The Query Optimizer generates multiple Query Plans for a single query and determines the most efficient plan to run.
There are often many different ways to search a database. Take for example the following database of tools that has five entries. Each entry has a unique ID number and a non-unique name.
In order to find a particular tool, there are several possible queries that could be run. For example, the query:
SELECT * FROM tools WHERE name='Screwdriver';
Will return the same thing as the query:
SELECT * FROM tools WHERE id=3;
Purpose of SQL Query Optimization
The major purposes of SQL Query optimization are:
- Reduce Response Time: The major goal is to enhance performance by reducing the response time. The time difference between users requesting data and getting responses should be minimized for a better user experience.
- Reduced CPU execution time: The CPU execution time of a query must be reduced so that faster results can be obtained.
- Improved Throughput: The number of resources to be accessed to fetch all necessary data should be minimized. The number of rows to be fetched in a particular query should be in the most efficient manner such that the least number of resources are used.
- Query plans are a set of instructions generated by the Query Optimizer. They generate estimates of query efficiency.
- The Query Optimizer generates multiple query plans and determines which plan is most efficient for a given query.
Scan Vs. Seek
These queries will return the same results, but may have different final query plans. The first query will have a query plan that uses a sequential scan. This means that all five rows of the database will be checked to see if the name is screwdriver and, when run, would look like the following table:
(GREEN = MATCH) (RED = MISS) (WHITE = NOT CHECKED)
The second query will use a query plan which implements a sequential seek since the second query handles unique values. Like a scan, a seek will go through each entry and check to see if the condition is met. However unlike a scan, a seek will stop once a matching entry has been found. A seek for ID = 3 would look like the following figure:
(GREEN = MATCH) (RED = MISS) (WHITE = NOT CHECKED)
This seek only needs to check three rows in order to return the result unlike a scan which must check the entire database.

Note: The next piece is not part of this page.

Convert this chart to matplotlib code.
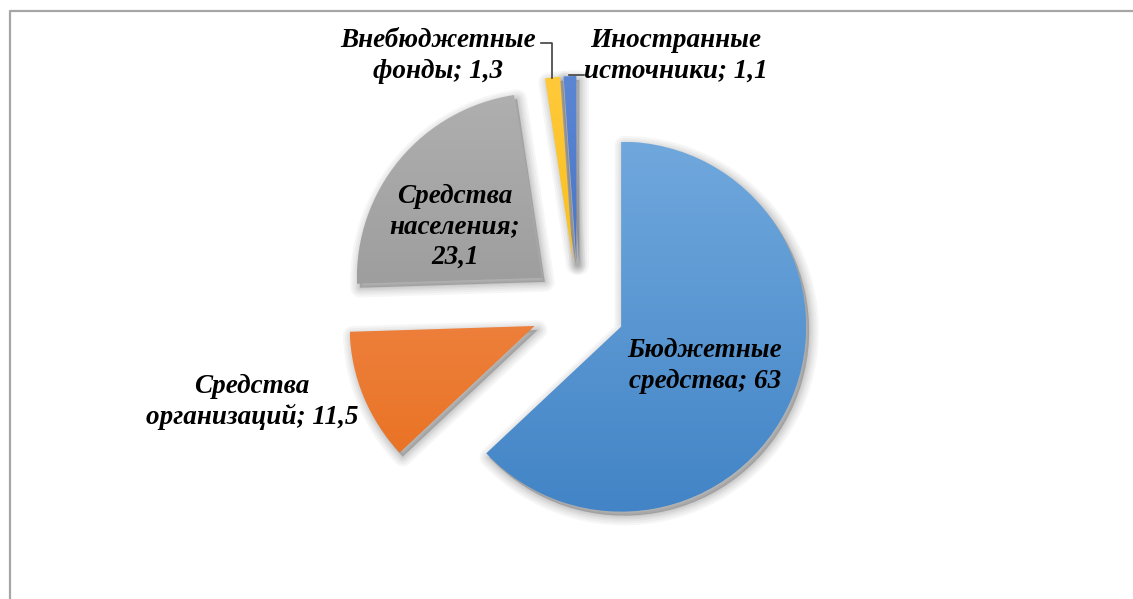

For more complicated queries there may be situations in which one query plan implements a seek while the other implements a scan. In this case, the query optimizer will choose the query plan that implements a seek, since seeks are more efficient than scans. There are also different types of scans that have different efficiencies in different situations.
- Scans search the whole database for matches.
- Seeks search the database for a single match and stop once they have found it.